Do all of Mr. Nastase’s critics, and his foreign contemporaries, get a say here? We hear the controversies surrounding his recent politically incorrect statements, his lifestyle, his antics on and off the court, but his marriage and fatherhood are reduced to a photo, his childhood to a short video of a random group of children playing tennis, and his old age to a grumpy man looking reluctant to answer questions. His family life gets less attention than a music video he once made in France, and his time in Romania is almost reduced to landing at the airport after the revolution and his on-court disputes with Tiriac. 

YouTube provides plenty of post-film interviews which ask questions that clarify these plot holes. These, of course, are in Romanian.

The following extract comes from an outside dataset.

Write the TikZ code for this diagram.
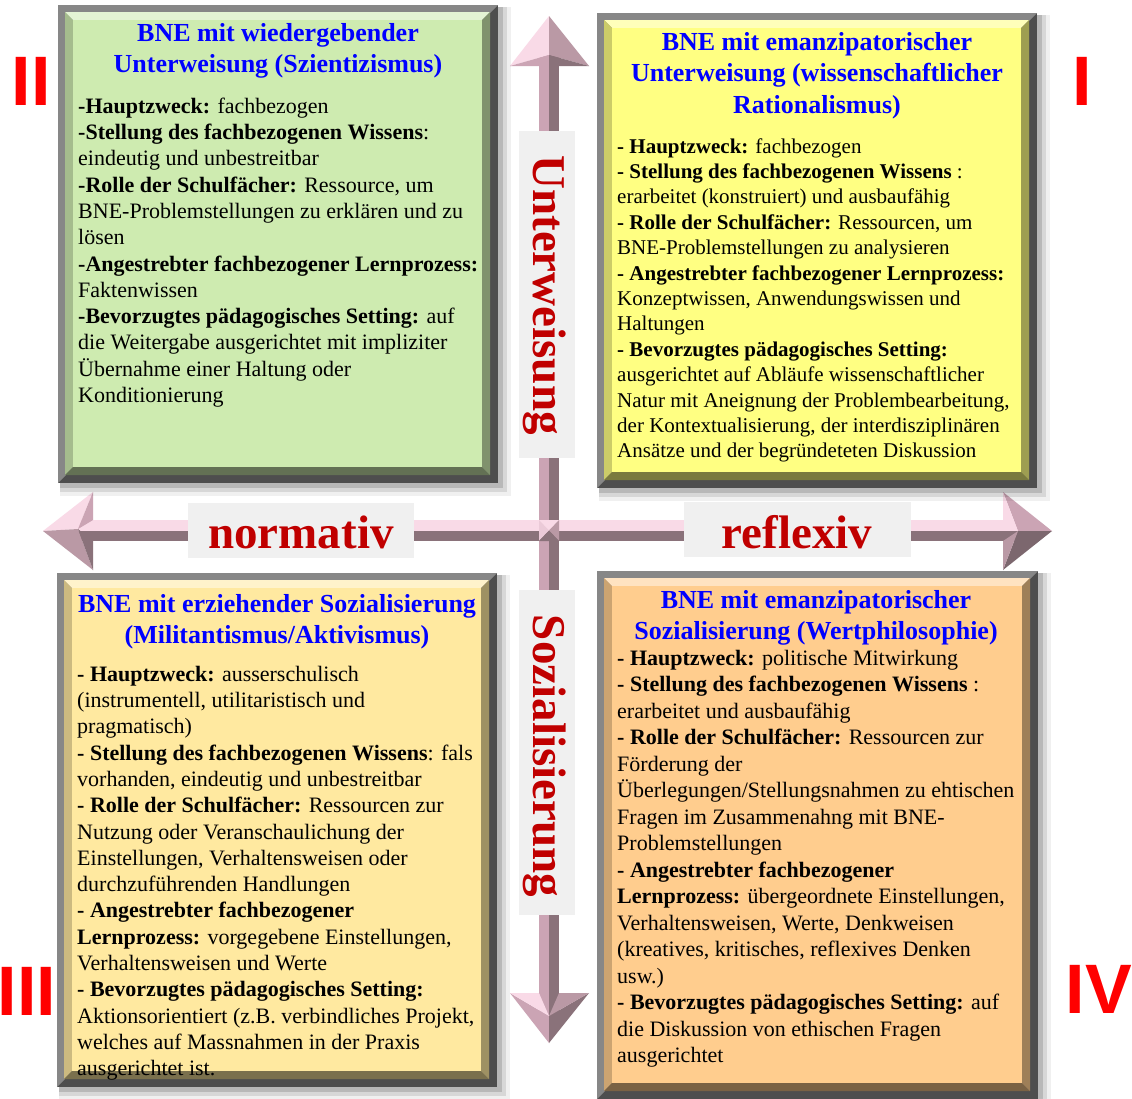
\documentclass[tikz,border=0pt]{standalone}
\usepackage{fontspec}
\setmainfont{Liberation Serif}
\newfontfamily\numfont{Liberation Sans}
\definecolor{framelight}{RGB}{135,135,135}
\definecolor{framedark}{RGB}{78,78,78}
\definecolor{fillII}{RGB}{206,235,176}
\definecolor{fillI}{RGB}{255,255,130}
\definecolor{fillIII}{RGB}{255,233,160}
\definecolor{fillIV}{RGB}{255,205,142}
\definecolor{titleblue}{RGB}{0,0,255}
\definecolor{labred}{RGB}{192,0,0}
\definecolor{numred}{RGB}{255,0,0}
\definecolor{labgray}{RGB}{240,240,240}
\definecolor{apink}{RGB}{249,218,231}
\definecolor{amauve}{RGB}{203,164,180}
\definecolor{amid}{RGB}{186,153,165}
\definecolor{adark}{RGB}{138,114,122}
\newcommand{\bevbox}[5]{%
  \fill[black,opacity=0.06] ({#1+2},{#2+2}) rectangle ({#3+13},{#4+13});
  \fill[black,opacity=0.10] ({#1+2},{#2+2}) rectangle ({#3+9},{#4+9});
  \fill[black,opacity=0.14] ({#1+2},{#2+2}) rectangle ({#3+5},{#4+5});
  \fill[framedark] (#1,#2) rectangle (#3,#4);
  \fill[framelight] (#1,#4) -- (#1,#2) -- (#3,#2) -- ({#3-8},{#2+8}) -- ({#1+8},{#4-8}) -- cycle;
  \fill[#5!55!white] ({#1+7},{#2+7}) -- ({#3-8},{#2+7}) -- ({#3-16},{#2+15}) -- ({#1+15},{#2+15}) -- cycle;
  \fill[#5!80!black] ({#1+7},{#2+7}) -- ({#1+15},{#2+15}) -- ({#1+15},{#4-16}) -- ({#1+7},{#4-8}) -- cycle;
  \fill[#5!48!black] ({#1+7},{#4-8}) -- ({#1+15},{#4-16}) -- ({#3-16},{#4-16}) -- ({#3-8},{#4-8}) -- cycle;
  \fill[#5!62!black] ({#3-8},{#2+7}) -- ({#3-8},{#4-8}) -- ({#3-16},{#4-16}) -- ({#3-16},{#2+15}) -- cycle;
  \fill[#5] ({#1+15},{#2+15}) rectangle ({#3-16},{#4-16});
}
\begin{document}
\begin{tikzpicture}[x=1pt,y=-1pt,
  title/.style={anchor=north,align=center,inner sep=0pt,text=titleblue,
    font=\fontsize{26}{31.5}\selectfont\bfseries},
  body/.style={anchor=north west,align=left,inner sep=0pt,text=black,
    font=\fontsize{22}{26.3}\selectfont},
  bodyI/.style={anchor=north west,align=left,inner sep=0pt,text=black,
    font=\fontsize{21}{25.4}\selectfont},
  bodyIV/.style={anchor=north west,align=left,inner sep=0pt,text=black,
    font=\fontsize{22}{26.5}\selectfont},
  axislab/.style={inner sep=0pt,text=labred,font=\fontsize{47}{56}\selectfont\bfseries},
  labbox/.style={fill=labgray},
  roman/.style={anchor=base,inner sep=0pt,text=numred,font=\numfont\fontsize{70}{84}\selectfont\bfseries}]
\useasboundingbox (0,0) rectangle (1132,1098);
\fill[white] (0,0) rectangle (1132,1098);

% ---- axes (3D arrows) ----
% horizontal shaft
\fill[apink] (78,520) rectangle (1018,530.5);
\fill[adark] (78,530.5) rectangle (1018,541);
% vertical shaft
\fill[amauve] (539,55) rectangle (549,520);
\fill[adark] (549,55) rectangle (559,520);
\fill[amauve] (539,541) rectangle (549,1016);
\fill[adark] (549,541) rectangle (559,1016);
% crossing
\fill[apink] (539,520) -- (559,520) -- (549,530.5) -- cycle;
\fill[apink!70!amauve] (539,520) -- (549,530.5) -- (539,541) -- cycle;
\fill[amid] (559,520) -- (549,530.5) -- (559,541) -- cycle;
\fill[adark] (539,541) -- (549,530.5) -- (559,541) -- cycle;
% top head
\fill[apink] (549,16) -- (510,66) -- (549,55) -- cycle;
\fill[amid] (549,16) -- (549,55) -- (589,66) -- cycle;
\fill[amauve] (510,66) -- (539,66) -- (549,55) -- cycle;
\fill[adark] (589,66) -- (559,66) -- (549,55) -- cycle;
% bottom head
\fill[amauve] (510,993) -- (549,1016) -- (549,1043) -- cycle;
\fill[adark] (589,993) -- (549,1016) -- (549,1043) -- cycle;
\fill[apink] (510,993) -- (539,993) -- (549,1016) -- cycle;
\fill[amid] (589,993) -- (559,993) -- (549,1016) -- cycle;
% left head
\fill[apink] (43,531) -- (93,492) -- (78,529) -- cycle;
\fill[amid] (43,531) -- (78,529) -- (93,570) -- cycle;
\fill[amauve] (93,492) -- (93,520) -- (78,529) -- cycle;
\fill[adark] (93,570) -- (93,541) -- (78,529) -- cycle;
% right head
\fill[amauve] (1003,492) -- (1052,531) -- (1018,531) -- cycle;
\fill[adark!90!black] (1003,570) -- (1052,531) -- (1018,531) -- cycle;
\fill[apink] (1003,492) -- (1003,520) -- (1018,531) -- cycle;
\fill[amid] (1003,570) -- (1003,541) -- (1018,531) -- cycle;

% ---- axis labels ----
\fill[labgray] (188,503) rectangle (414,558);
\node[axislab,anchor=base] (normativ) at (301,548) {normativ};
\fill[labgray] (684,502) rectangle (911,557);
\node[axislab,anchor=base] (reflexiv) at (797,548) {reflexiv};
\fill[labgray] (519,131) rectangle (575,458);
\node[axislab,rotate=-90] (unterw) at (545,295) {Unterweisung};
\fill[labgray] (519,590) rectangle (575,915);
\node[axislab,rotate=-90] (sozial) at (545,756) {Sozialisierung};

% ---- boxes ----
\bevbox{58}{5}{498}{483}{fillII}
\bevbox{597}{13}{1037}{488}{fillI}
\bevbox{57}{573}{497}{1087}{fillIII}
\bevbox{597}{571}{1038}{1099}{fillIV}

% ---- box II ----
\node[title] (titleII) at (278,19) {\strut BNE mit wiedergebender\\Unterweisung (Szientizismus)};
\node[body] (bodyII) at (78,94.6) {\strut\textbf{-Hauptzweck:} fachbezogen\\
\textbf{-Stellung des fachbezogenen Wissens}:\\
eindeutig und unbestreitbar\\
\textbf{-Rolle der Schulfächer:} Ressource, um\\
BNE-Problemstellungen zu erklären und zu\\
lösen\\
\textbf{-Angestrebter fachbezogener Lernprozess:}\\
Faktenwissen\\
\textbf{-Bevorzugtes pädagogisches Setting:} auf\\
die Weitergabe ausgerichtet mit impliziter\\
Übernahme einer Haltung oder\\
Konditionierung};

% ---- box I ----
\node[title] (titleI) at (817,28) {\strut BNE mit emanzipatorischer\\Unterweisung (wissenschaftlicher\\Rationalismus)};
\node[bodyI] (bodyI) at (617,135.2) {\strut\textbf{- Hauptzweck:} fachbezogen\\
\textbf{- Stellung des fachbezogenen Wissens} :\\
erarbeitet (konstruiert) und ausbaufähig\\
\textbf{- Rolle der Schulfächer:} Ressourcen, um\\
BNE-Problemstellungen zu analysieren\\
\textbf{- Angestrebter fachbezogener Lernprozess:}\\
Konzeptwissen, Anwendungswissen und\\
Haltungen\\
\textbf{- Bevorzugtes pädagogisches Setting:}\\
ausgerichtet auf Abläufe wissenschaftlicher\\
Natur mit Aneignung der Problembearbeitung,\\
der Kontextualisierung, der interdisziplinären\\
Ansätze und der begründeteten Diskussion};

% ---- box III ----
\node[title] (titleIII) at (277,590) {\strut BNE mit erziehender Sozialisierung\\(Militantismus/Aktivismus)};
\node[body] (bodyIII) at (77,662.6) {\strut\textbf{- Hauptzweck:} ausserschulisch\\
(instrumentell, utilitaristisch und\\
pragmatisch)\\
\textbf{- Stellung des fachbezogenen Wissens}: fals\\
vorhanden, eindeutig und unbestreitbar\\
\textbf{- Rolle der Schulfächer:} Ressourcen zur\\
Nutzung oder Veranschaulichung der\\
Einstellungen, Verhaltensweisen oder\\
durchzuführenden Handlungen\\
\textbf{- Angestrebter fachbezogener}\\
\textbf{Lernprozess:} vorgegebene Einstellungen,\\
Verhaltensweisen und Werte\\
\textbf{- Bevorzugtes pädagogisches Setting:}\\
Aktionsorientiert (z.B. verbindliches Projekt,\\
welches auf Massnahmen in der Praxis\\
ausgerichtet ist.};

% ---- box IV ----
\node[title] (titleIV) at (816,586) {\strut BNE mit emanzipatorischer\\Sozialisierung (Wertphilosophie)};
\node[bodyIV] (bodyIV) at (617,646.5) {\strut\textbf{- Hauptzweck:} politische Mitwirkung\\
\textbf{- Stellung des fachbezogenen Wissens} :\\
erarbeitet und ausbaufähig\\
\textbf{- Rolle der Schulfächer:} Ressourcen zur\\
Förderung der\\
Überlegungen/Stellungsnahmen zu ehtischen\\
Fragen im Zusammenahng mit BNE-\\
Problemstellungen\\
\textbf{- Angestrebter fachbezogener}\\
\textbf{Lernprozess:} übergeordnete Einstellungen,\\
Verhaltensweisen, Werte, Denkweisen\\
(kreatives, kritisches, reflexives Denken\\
usw.)\\
\textbf{- Bevorzugtes pädagogisches Setting:} auf\\
die Diskussion von ethischen Fragen\\
ausgerichtet};

% ---- roman numerals ----
\node[roman] (numII) at (31,105) {II};
\node[roman] (numI) at (1082,105) {I};
\node[roman] (numIII) at (27,1015) {III};
\node[roman] (numIV) at (1099,1013) {IV};
\end{tikzpicture}
\end{document}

We hear, for instance, that Ilie Nastase clearly says that the most beautiful woman he ever dated is the last one, his current wife, and we see from dedicated interviews that he is now a family man, despite how the documentary might paint him. 

The film’s title, “Nasty,” may have driven the interviewer or the editor to choose scenes that emphasize Mr. Nastase’s bad-boy side. While the film is more interesting than many other contemporary biographies, it lacks balance.  That said, while the film may have its flaws, like Mister Nastase himself it is at least interesting to watch.